Open mapping theorem for morphisms of topological groups #
We prove that a continuous surjective group morphism from a sigma-compact group to a locally compact
group is automatically open, in MonoidHom.isOpenMap_of_sigmaCompact
.
We deduce this from a similar statement for the orbits of continuous actions of sigma-compact groups
on Baire spaces, given in isOpenMap_smul_of_sigmaCompact
.
Note that a sigma-compactness assumption is necessary. Indeed, let G
be the real line with
the discrete topology, and H
the real line with the usual topology. Both are locally compact
groups, and the identity from G
to H
is continuous but not open.
Consider a sigma-compact additive group acting continuously and transitively on a
Baire space. Then the orbit map is open around zero. It follows in
isOpenMap_vadd_of_sigmaCompact
that it is open around any point.
Consider a sigma-compact group acting continuously and transitively on a Baire space. Then
the orbit map is open around the identity. It follows in isOpenMap_smul_of_sigmaCompact
that it
is open around any point.
Consider a sigma-compact additive group acting continuously and transitively on a Baire space. Then the orbit map is open. This is a version of the open mapping theorem, valid notably for the action of a sigma-compact locally compact group on a locally compact space.

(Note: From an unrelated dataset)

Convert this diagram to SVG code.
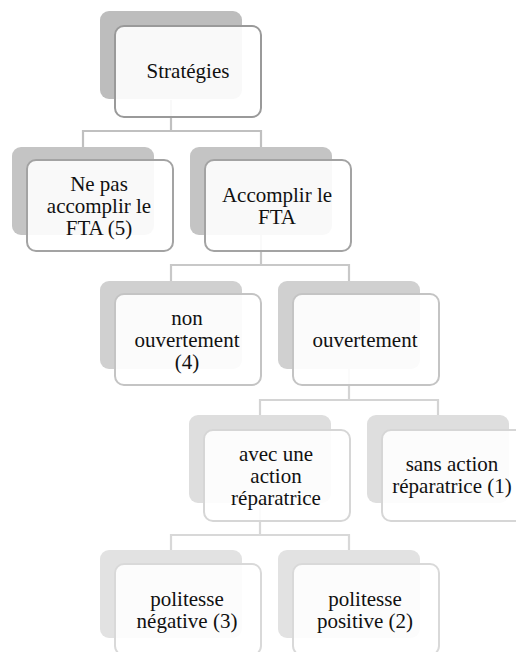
<svg xmlns="http://www.w3.org/2000/svg" width="516" height="652" viewBox="0 0 516 652">
<style>
.sh{stroke:none}
.fr{fill:#ffffff;fill-opacity:0.9;stroke-width:2}
.t{font-family:'Liberation Serif','DejaVu Serif',serif;font-size:21px;fill:#111;text-anchor:middle}
.c{fill:none;stroke-width:2.2}
</style>
<rect width="516" height="652" fill="#ffffff"/>
<g id="connectors">
<path class="c" stroke="#c0c0c0" d="M171,100V131M83,147V131H261V147"/>
<path class="c" stroke="#c8c8c8" d="M261,235V265M171,281V265H349V281"/>
<path class="c" stroke="#d4d4d4" d="M349,369V400M260,415V400H438V415"/>
<path class="c" stroke="#d8d8d8" d="M260,503V535M171,550V535H349V550"/>
</g>
<g id="n0">
<rect class="sh" x="100" y="11" width="142" height="88" rx="9" fill="#bdbdbd"/>
<rect class="fr" x="115" y="26" width="146" height="91" rx="9" stroke="#9a9a9a"/>
<text class="t" x="188" y="78">Stratégies</text>
</g>
<g id="n1">
<rect class="sh" x="12" y="147" width="142" height="88" rx="9" fill="#c4c4c4"/>
<rect class="fr" x="27" y="160" width="146" height="91" rx="9" stroke="#a3a3a3"/>
<text class="t" x="99" y="191">Ne pas</text>
<text class="t" x="99" y="213">accomplir le</text>
<text class="t" x="99" y="235">FTA (5)</text>
</g>
<g id="n2">
<rect class="sh" x="190" y="147" width="142" height="88" rx="9" fill="#c4c4c4"/>
<rect class="fr" x="205" y="160" width="146" height="91" rx="9" stroke="#a3a3a3"/>
<text class="t" x="277" y="202">Accomplir le</text>
<text class="t" x="277" y="224">FTA</text>
</g>
<g id="n3">
<rect class="sh" x="100" y="281" width="142" height="88" rx="9" fill="#d0d0d0"/>
<rect class="fr" x="115" y="294" width="146" height="91" rx="9" stroke="#c4c4c4"/>
<text class="t" x="187" y="325">non</text>
<text class="t" x="187" y="347">ouvertement</text>
<text class="t" x="187" y="369">(4)</text>
</g>
<g id="n4">
<rect class="sh" x="278" y="281" width="142" height="88" rx="9" fill="#d0d0d0"/>
<rect class="fr" x="293" y="294" width="146" height="91" rx="9" stroke="#c4c4c4"/>
<text class="t" x="365" y="347">ouvertement</text>
</g>
<g id="n5">
<rect class="sh" x="189" y="415" width="142" height="88" rx="9" fill="#dedede"/>
<rect class="fr" x="204" y="430" width="146" height="91" rx="9" stroke="#d6d6d6"/>
<text class="t" x="276" y="461">avec une</text>
<text class="t" x="276" y="483">action</text>
<text class="t" x="276" y="505">réparatrice</text>
</g>
<g id="n6">
<rect class="sh" x="367" y="415" width="142" height="88" rx="9" fill="#dedede"/>
<rect class="fr" x="382" y="430" width="146" height="91" rx="9" stroke="#d6d6d6"/>
<text class="t" x="452" y="471">sans action</text>
<text class="t" x="452" y="493">réparatrice (1)</text>
</g>
<g id="n7">
<rect class="sh" x="100" y="550" width="142" height="88" rx="9" fill="#e2e2e2"/>
<rect class="fr" x="115" y="564" width="146" height="91" rx="9" stroke="#d9d9d9"/>
<text class="t" x="187" y="606">politesse</text>
<text class="t" x="187" y="628">négative (3)</text>
</g>
<g id="n8">
<rect class="sh" x="278" y="550" width="142" height="88" rx="9" fill="#e2e2e2"/>
<rect class="fr" x="293" y="564" width="146" height="91" rx="9" stroke="#d9d9d9"/>
<text class="t" x="365" y="606">politesse</text>
<text class="t" x="365" y="628">positive (2)</text>
</g>
</svg>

Consider a sigma-compact group acting continuously and transitively on a Baire space. Then the orbit map is open. This is a version of the open mapping theorem, valid notably for the action of a sigma-compact locally compact group on a locally compact space.
A surjective morphism of topological groups is open when the source group is sigma-compact and the target group is a Baire space (for instance a locally compact group).